Hosts also get a host token tied to that room. The token is what unlocks playback control and host-only actions like ending the session. If you only have the invite link, you join as a viewer.
What we don't store
We deliberately keep what we know about your room as small as possible:
- No video or screen content— Streams are peer-to-peer. We never see them.
- No chat history beyond the session— Messages live in the room and are gone when it ends.
- No recording— There is no record button. There is no record-on-server feature for staff.

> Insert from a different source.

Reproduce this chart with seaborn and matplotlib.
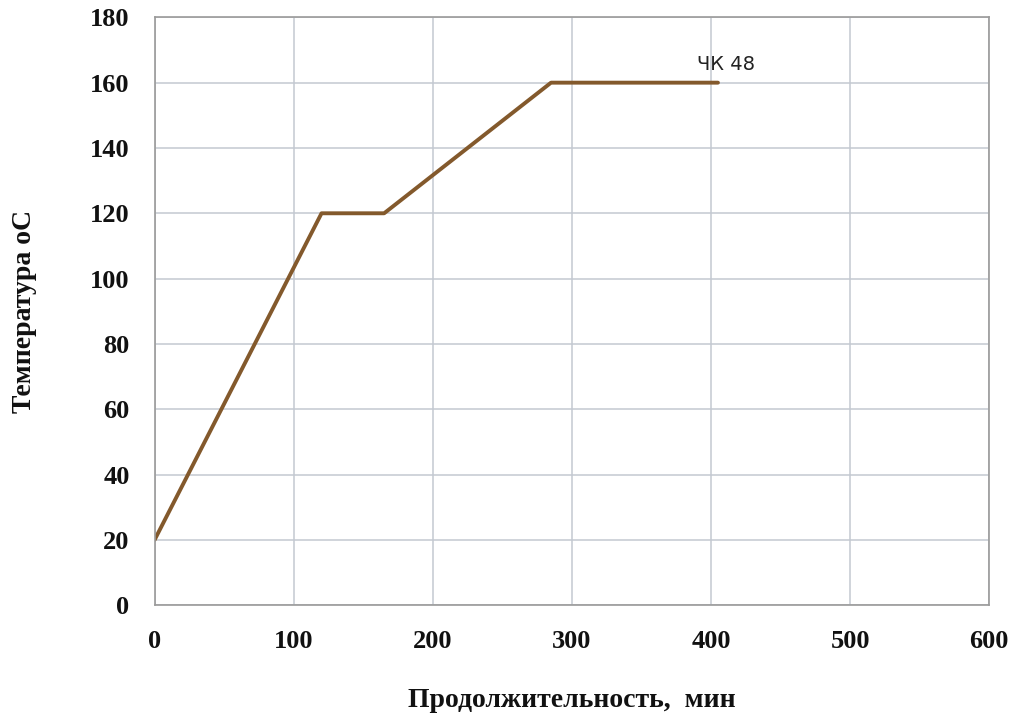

- No watch analytics— We don't track what you watched, how long, or with whom.
Encrypted by default
WebRTC media is encrypted with DTLS-SRTP between peers. The encryption keys are negotiated directly between participants and never shared with our backend. Even if our infrastructure were compromised, an attacker would have no way to decrypt past sessions because there is nothing to decrypt — the bytes never went through us.
We also keep signaling and media strictly separate. Signaling is the part that helps your devices find each other; it is short-lived metadata, not content. Media is the part you actually care about, and it stays peer-to-peer.
When a private room is the right call
If you're watching anything you wouldn't want a stranger or an algorithm to log — a personal video, a confidential recording, a draft of a film, a sensitive client demo — a private peer-to-peer room is a much closer match to your expectations than a generic video call or a public watch-party platform.
Even for casual movie nights, defaulting to a private room is just kinder to your guests. They don't need to make an account or hand over data to a platform they don't trust.